Die Fahndungsrealität allerdings sieht meist anders aus: Von vielen Straftätern oder gesuchten Terroristen existieren oft nur unscharfe, schlecht ausgeleuchtete Fotos. Viele sind zudem schon älter oder zeigen die Personen mit anderen Frisuren. Unter so erschwerten, aber realistischen Bedingungen dürfte die Trefferquote der automatischen Gesichtserkennung deshalb deutlich unter den jetzt erreichten 80 Prozent liegen.
Das Problem der Fehlalarme
Das eigentliche Problem bei Massenüberwachungssystemen sind jedoch Fehlalarme: Die Gesichtserkennung schlägt an, weil sie einen unbescholtenen Normalbürger irrtümlich für einen gesuchten Straftäter hält. Als Folge wird dieser dann von der Polizei festgehalten, muss sich ihr gegenüber rechtfertigen und wird möglicherweise sogar zu Unrecht abgeführt und verhört. Beim Pilotprojekt soll die Rate solcher falschpositiven Alarme bei 0,1 Prozent gelegen haben – was nach nicht viel klingt.

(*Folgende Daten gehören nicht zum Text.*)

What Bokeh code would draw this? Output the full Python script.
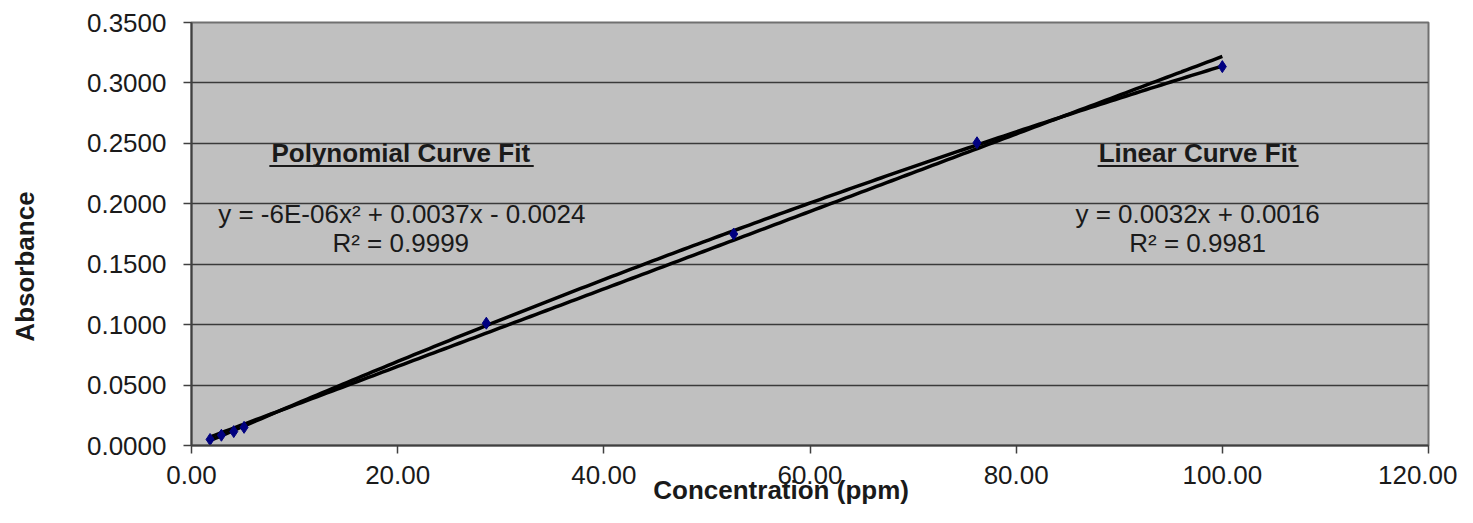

Doch was bedeutet diese Zahl in der Realität? Das haben Gigerenzer, Krämer und Bauer für ihre "Unstatistik" noch einmal nachgerechnet. Sie gingen dabei von einem Gesichtserkennungssystem aus, das nach rund 600 bekannten Gefährdern sucht. Nach Angaben der Deutschen Bahn reisen täglich rund 11,9 Millionen Menschen mit dem Zug. Wäre an allen Bahnhöfen eine automatische Gesichtserkennung wie am Südkreuz installiert, würden 0,1 Prozent davon fälschlich als gesuchte Personen herausgepickt. Das aber bedeutet: Täglich würde das System bei 11.900 Menschen in Deutschland falschen Alarm schlagen. Jeden Monat müssten damit über 350.000 Personen unnötigerweise kontrolliert werden. Das wäre nicht nur enorm aufwändig und teuer, unsere Bahnhöfe würden auch bald wie die Kontrollen an Flughäfen aussehen.
Und nicht nur das: Gemessen an den wenigen tatsächlich gesuchten Personen und deren Identifizierung wären diese falschen Alarme deutlich in der Überzahl. Letztlich würde das System sogar 99,3 Prozent der herausgefischten Personen zu Unrecht verdächtigen, wie die Forscher ausrechneten. Ob eine flächendeckende Überwachung unter diesen Umständen sinnvoll und ethisch vertretbar ist, ist wohl fraglich.